As I grow older I have gained a full appreciation for Laurie Anderson’s observation: “When my father died it was like a whole library had burned down.” It’s now 97 months since my father’s death from a heart attack on October 23, 2007 and I still feel the loss.
E-Mail From a Friend
An excerpt from a recent E-Mail from a good friend in response to a suggestion several weeks ago we tag up over the holidays.
Sorry about the lousy response time. Been a crazy couple of months and I’m way behind at work. Two unexpected trips back East–the first to visit my mother in the hospital which resulted in getting her setup for home hospice care, the second for her funeral 3 weeks later.
I started to reply that the death of a parent took a year to recover from–remembering as I did so that when my grandfather was very ill in the hospital, my father had expressed his surprise to me that it had taken him more than a year to get over the death of his mother from an aneurysm a decade earlier.
Instead I wrote, “I am sorry for your loss. I think the death of a parent takes a long time to recover from. Please be well.”
As We Grow Older
“As we grow older we think more and more of old persons and of old things and places. As to old persons, it seems as if we never know how much they have to tell until we are old ourselves and they have been gone twenty or thirty years. […]

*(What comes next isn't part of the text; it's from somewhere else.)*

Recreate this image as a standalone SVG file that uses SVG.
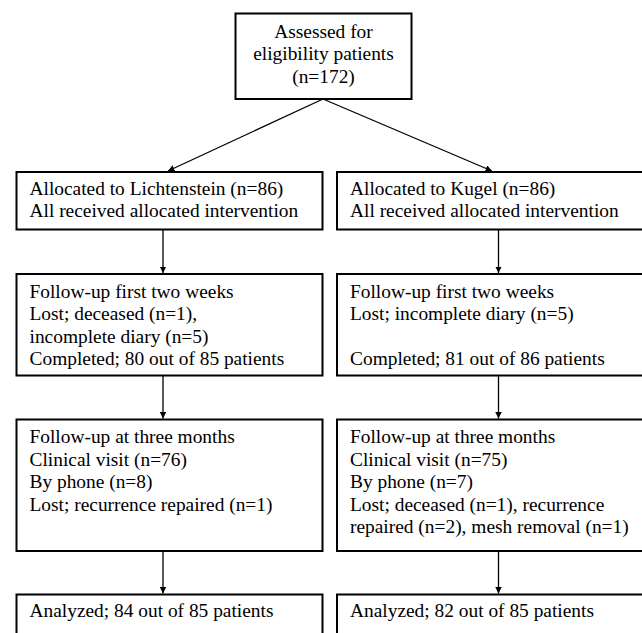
<svg xmlns="http://www.w3.org/2000/svg" width="642" height="633" viewBox="0 0 642 633">
<style>
.box{fill:#fff;stroke:#000;stroke-width:2}
.t{font-family:"Liberation Serif",serif;font-size:19.4px;fill:#000}
.c{text-anchor:middle}
.ln{stroke:#000;stroke-width:1.3;fill:none}
</style>
<defs>
<marker id="ah" viewBox="0 0 10 10" refX="10" refY="5" markerWidth="6.5" markerHeight="6.5" markerUnits="userSpaceOnUse" orient="auto">
<path d="M0,0 L10,5 L0,10 z" fill="#000"/>
</marker>
</defs>
<rect width="642" height="633" fill="#fff"/>
<g id="connectors">
<line class="ln" x1="323" y1="99" x2="168" y2="171" marker-end="url(#ah)"/>
<line class="ln" x1="323" y1="99" x2="492" y2="171" marker-end="url(#ah)"/>
<line class="ln" x1="163" y1="230" x2="163" y2="273" marker-end="url(#ah)"/>
<line class="ln" x1="498.5" y1="230" x2="498.5" y2="273" marker-end="url(#ah)"/>
<line class="ln" x1="163" y1="376" x2="163" y2="418.5" marker-end="url(#ah)"/>
<line class="ln" x1="498.5" y1="376" x2="498.5" y2="418.5" marker-end="url(#ah)"/>
<line class="ln" x1="163" y1="551.5" x2="163" y2="593.5" marker-end="url(#ah)"/>
<line class="ln" x1="498.5" y1="551.5" x2="498.5" y2="593.5" marker-end="url(#ah)"/>
</g>
<g class="t">
<g id="assessed">
<rect class="box" x="235.5" y="13.5" width="176" height="85.5"/>
<text class="c" x="323.5" y="37.5">Assessed for</text>
<text class="c" x="323.5" y="60">eligibility patients</text>
<text class="c" x="323.5" y="82.5">(n=172)</text>
</g>
<g id="alloc-lichtenstein">
<rect class="box" x="16.5" y="172" width="306" height="57.5"/>
<text x="29.5" y="195">Allocated to Lichtenstein (n=86)</text>
<text x="29.5" y="217">All received allocated intervention</text>
</g>
<g id="alloc-kugel">
<rect class="box" x="337" y="172" width="310" height="57.5"/>
<text x="350" y="195">Allocated to Kugel (n=86)</text>
<text x="350" y="217">All received allocated intervention</text>
</g>
<g id="fu2w-lichtenstein">
<rect class="box" x="16.5" y="274" width="306" height="101.5"/>
<text x="29.5" y="297.5">Follow-up first two weeks</text>
<text x="29.5" y="320">Lost; deceased (n=1),</text>
<text x="29.5" y="342.5">incomplete diary (n=5)</text>
<text x="29.5" y="365">Completed; 80 out of 85 patients</text>
</g>
<g id="fu2w-kugel">
<rect class="box" x="337" y="274" width="310" height="101.5"/>
<text x="350" y="297.5">Follow-up first two weeks</text>
<text x="350" y="320">Lost; incomplete diary (n=5)</text>
<text x="350" y="365">Completed; 81 out of 86 patients</text>
</g>
<g id="fu3m-lichtenstein">
<rect class="box" x="16.5" y="419.5" width="306" height="131.5"/>
<text x="29.5" y="443">Follow-up at three months</text>
<text x="29.5" y="465.5">Clinical visit (n=76)</text>
<text x="29.5" y="488">By phone (n=8)</text>
<text x="29.5" y="510.5">Lost; recurrence repaired (n=1)</text>
</g>
<g id="fu3m-kugel">
<rect class="box" x="337" y="419.5" width="310" height="131.5"/>
<text x="350" y="443">Follow-up at three months</text>
<text x="350" y="465.5">Clinical visit (n=75)</text>
<text x="350" y="488">By phone (n=7)</text>
<text x="350" y="510.5">Lost; deceased (n=1), recurrence</text>
<text x="350" y="533">repaired (n=2), mesh removal (n=1)</text>
</g>
<g id="analyzed-lichtenstein">
<rect class="box" x="16.5" y="594.5" width="306" height="50"/>
<text x="29.5" y="616.5">Analyzed; 84 out of 85 patients</text>
</g>
<g id="analyzed-kugel">
<rect class="box" x="337" y="594.5" width="310" height="50"/>
<text x="350" y="616.5">Analyzed; 82 out of 85 patients</text>
</g>
</g>
</svg>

Among the lesser regrets that mingle with graver sorrows for the friends of an earlier generation we have lost, are our omissions to ask them so many questions they could have answered easily enough, and would have been pleased to be asked. There! I say to myself sometimes, in an absent mood, I must ask her about that. But she of whom I am now thinking has long been beyond the reach of any earthly questioning, and I sigh to think how easily I could have learned some fact which I should have been happy to have transmitted with pious care to those who are to come after me. How many times I have heard her quote the line about blessings brightening as they take their flight, and how true it proves in many little ways that one never thinks of until it is too late.”

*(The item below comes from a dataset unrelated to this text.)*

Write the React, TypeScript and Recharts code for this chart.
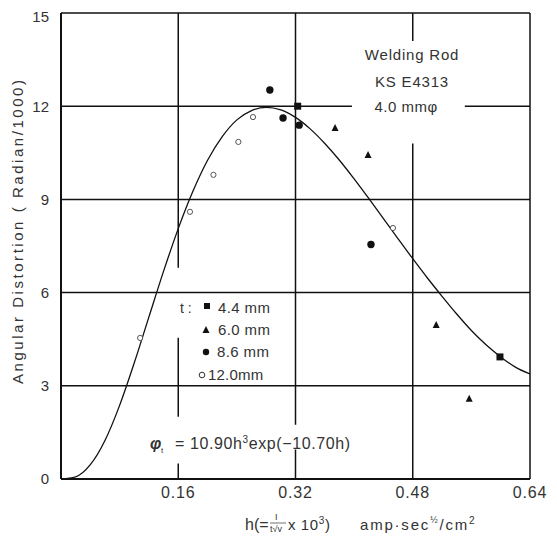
import React from "react";
import {
  ComposedChart,
  Line,
  Scatter,
  XAxis,
  YAxis,
  ReferenceLine,
  Customized,
} from "recharts";

// ---- data ----
const xTickValues = [0.16, 0.32, 0.48, 0.64];
const yTickValues = [0, 3, 6, 9, 12, 15];

// fitted curve  phi_t = 10.90 h^3 exp(-10.70 h)
const curveH = [0, 0.02, 0.04, 0.06, 0.08, 0.1, 0.12, 0.14, 0.16, 0.18, 0.2, 0.22, 0.24, 0.26, 0.28, 0.3, 0.32, 0.34, 0.36, 0.38, 0.4, 0.42, 0.44, 0.46, 0.48, 0.5, 0.52, 0.54, 0.56, 0.58, 0.6, 0.62, 0.64];
const curvePhi = [0, 0.07, 0.46, 1.24, 2.37, 3.74, 5.22, 6.69, 8.06, 9.26, 10.26, 11.02, 11.56, 11.86, 11.96, 11.88, 11.64, 11.27, 10.8, 10.26, 9.66, 9.03, 8.38, 7.73, 7.09, 6.47, 5.88, 5.31, 4.78, 4.32, 3.93, 3.6, 3.38];

// t = 4.4 mm (filled squares)
const t44H = [0.323, 0.599];
const t44Phi = [12.0, 3.93];
// t = 6.0 mm (filled triangles)
const t60H = [0.374, 0.419, 0.512, 0.557];
const t60Phi = [11.3, 10.43, 4.96, 2.58];
// t = 8.6 mm (filled circles)
const t86H = [0.285, 0.303, 0.325, 0.423];
const t86Phi = [12.52, 11.62, 11.39, 7.55];
// t = 12.0 mm (open circles)
const t120H = [0.108, 0.176, 0.208, 0.242, 0.262, 0.453];
const t120Phi = [4.54, 8.6, 9.79, 10.85, 11.65, 8.08];

const zip = (hs: number[], ps: number[]) => hs.map((h, i) => ({ h, phi: ps[i] }));
const curveData = zip(curveH, curvePhi);
const d44 = zip(t44H, t44Phi);
const d60 = zip(t60H, t60Phi);
const d86 = zip(t86H, t86Phi);
const d120 = zip(t120H, t120Phi);

const FONT = "'Liberation Sans', Arial, sans-serif";
const INK = "#111";
const TXT = "#333";

const Square = (p: any) => (
  <rect x={p.cx - 3.5} y={p.cy - 3.5} width={7} height={7} fill={INK} />
);
const Tri = (p: any) => (
  <polygon points={`${p.cx},${p.cy - 4} ${p.cx - 3.5},${p.cy + 3} ${p.cx + 3.5},${p.cy + 3}`} fill={INK} />
);
const Dot = (p: any) => <circle cx={p.cx} cy={p.cy} r={3.7} fill={INK} />;
const Ring = (p: any) => (
  <circle cx={p.cx} cy={p.cy} r={2.6} fill="#fff" stroke="#444" strokeWidth={0.9} />
);

const gridProps = { stroke: INK, strokeWidth: 1.5, ifOverflow: "visible" as const };

const Overlay = () => (
  <g fontFamily={FONT} fill={TXT}>
    {/* y axis title */}
    <text
      x={0}
      y={0}
      transform="translate(15,224) rotate(-90)"
      textAnchor="middle"
      fontSize={15}
      textLength={304}
      lengthAdjust="spacing"
    >
      Angular Distortion ( Radian/1000)
    </text>

    {/* welding rod note */}
    <text x={404} y={52} textAnchor="middle" fontSize={15} letterSpacing={0.8}>Welding Rod</text>
    <text x={404} y={79} textAnchor="middle" fontSize={15} letterSpacing={0.8}>KS E4313</text>
    <text x={398} y={104} textAnchor="middle" fontSize={15} letterSpacing={0.5}>4.0 mmφ</text>

    {/* legend */}
    <text x={172} y={305} fontSize={14}>t :</text>
    <rect x={196} y={295} width={6} height={6} fill={INK} />
    <text x={210} y={305} fontSize={15} letterSpacing={0.4}>4.4 mm</text>
    <polygon points="198,318 194.5,325 201.5,325" fill={INK} />
    <text x={210} y={327} fontSize={15} letterSpacing={0.4}>6.0 mm</text>
    <circle cx={198} cy={344} r={3.2} fill={INK} />
    <text x={209} y={349} fontSize={15} letterSpacing={0.4}>8.6 mm</text>
    <circle cx={194} cy={367} r={2.8} fill="#fff" stroke="#333" strokeWidth={1} />
    <text x={200} y={372} fontSize={15} letterSpacing={0.2}>12.0mm</text>

    {/* formula */}
    <text x={142} y={441} fontSize={16} fontWeight="bold" fontStyle="italic">φ</text>
    <text x={153} y={445} fontSize={8}>t</text>
    <text x={167} y={441} fontSize={16}>=</text>
    <text x={182} y={441} fontSize={16} letterSpacing={0.6}>
      10.90h
      <tspan fontSize={10} dy={-6}>3</tspan>
      <tspan dy={6}>exp(−10.70h)</tspan>
    </text>

    {/* x axis title */}
    <text x={237} y={522} fontSize={16}>h(=</text>
    <text x={267} y={512} fontSize={9}>I</text>
    <line x1={262} y1={515} x2={278} y2={515} stroke={TXT} strokeWidth={0.7} />
    <text x={262} y={524} fontSize={9}>t√v</text>
    <text x={280} y={522} fontSize={15} letterSpacing={0.6}>
      x 10
      <tspan fontSize={10} dy={-6}>3</tspan>
      <tspan dy={6}>)</tspan>
    </text>
    <text x={352} y={522} fontSize={15} letterSpacing={1.8}>
      amp·sec
      <tspan fontSize={9} dy={-7}>½</tspan>
      <tspan dy={7}>/cm</tspan>
      <tspan fontSize={10} dy={-6}>2</tspan>
    </text>
  </g>
);

export default function App() {
  return (
    <ComposedChart
      width={541}
      height={527}
      margin={{ top: 5, right: 19, bottom: 0, left: 0 }}
      style={{ background: "#fff" }}
    >
      <XAxis
        dataKey="h"
        type="number"
        domain={[0, 0.64]}
        ticks={xTickValues}
        allowDataOverflow
        tickLine={false}
        tickSize={6}
        tickMargin={2}
        height={56}
        axisLine={{ stroke: INK, strokeWidth: 2 }}
        tick={{ fill: TXT, fontSize: 16, fontFamily: FONT, letterSpacing: 0.8 }}
        tickFormatter={(v: number) => v.toFixed(2)}
      />
      <YAxis
        dataKey="phi"
        type="number"
        domain={[0, 15]}
        ticks={yTickValues}
        allowDataOverflow
        tickLine={false}
        tickSize={10}
        tickMargin={2}
        width={53}
        axisLine={{ stroke: INK, strokeWidth: 2 }}
        tick={{ fill: TXT, fontSize: 15, fontFamily: FONT }}
      />

      {/* frame */}
      <ReferenceLine y={15} {...gridProps} />
      <ReferenceLine x={0.64} {...gridProps} />

      {/* horizontal grid */}
      <ReferenceLine y={3} {...gridProps} />
      <ReferenceLine y={6} {...gridProps} />
      <ReferenceLine y={9} {...gridProps} />
      <ReferenceLine segment={[{ x: 0, y: 12 }, { x: 0.397, y: 12 }]} {...gridProps} />
      <ReferenceLine segment={[{ x: 0.551, y: 12 }, { x: 0.64, y: 12 }]} {...gridProps} />

      {/* vertical grid */}
      <ReferenceLine segment={[{ x: 0.16, y: 15 }, { x: 0.16, y: 6.8 }]} {...gridProps} />
      <ReferenceLine segment={[{ x: 0.16, y: 4.55 }, { x: 0.16, y: 2.0 }]} {...gridProps} />
      <ReferenceLine segment={[{ x: 0.16, y: 0.5 }, { x: 0.16, y: 0 }]} {...gridProps} />
      <ReferenceLine segment={[{ x: 0.32, y: 15 }, { x: 0.32, y: 1.75 }]} {...gridProps} />
      <ReferenceLine segment={[{ x: 0.32, y: 0.95 }, { x: 0.32, y: 0 }]} {...gridProps} />
      <ReferenceLine segment={[{ x: 0.48, y: 15 }, { x: 0.48, y: 14.1 }]} {...gridProps} />
      <ReferenceLine segment={[{ x: 0.48, y: 10.8 }, { x: 0.48, y: 0 }]} {...gridProps} />

      <Line
        data={curveData}
        dataKey="phi"
        type="monotone"
        stroke={INK}
        strokeWidth={1.3}
        dot={false}
        activeDot={false}
        isAnimationActive={false}
      />
      <Scatter data={d44} dataKey="phi" shape={Square} isAnimationActive={false} />
      <Scatter data={d60} dataKey="phi" shape={Tri} isAnimationActive={false} />
      <Scatter data={d86} dataKey="phi" shape={Dot} isAnimationActive={false} />
      <Scatter data={d120} dataKey="phi" shape={Ring} isAnimationActive={false} />

      <Customized component={<Overlay />} />
    </ComposedChart>
  );
}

Oliver Wendell Holmes Sr. in “The Poet at the Breakfast Table“
I came across this passage looking for something else and was struck how well it crystallized my sense of loss and lost opportunity. Pay attention, be curious, ask questions, take notes.
My relationship with my father was a difficult one from my mid-teens to my early thirties, improving with the birth of my older son and my dawning realization of what being a father really entailed. If I am avoiding some old mistakes–and likely making some new ones–I have been trying to have a better relationship with my boys in their late teens and early 20’s than I did with my father. In the end I have learned a lot from my father’s advice, insights, and example–good and bad. I now have to apply the lessons learned and plant what acorns I can.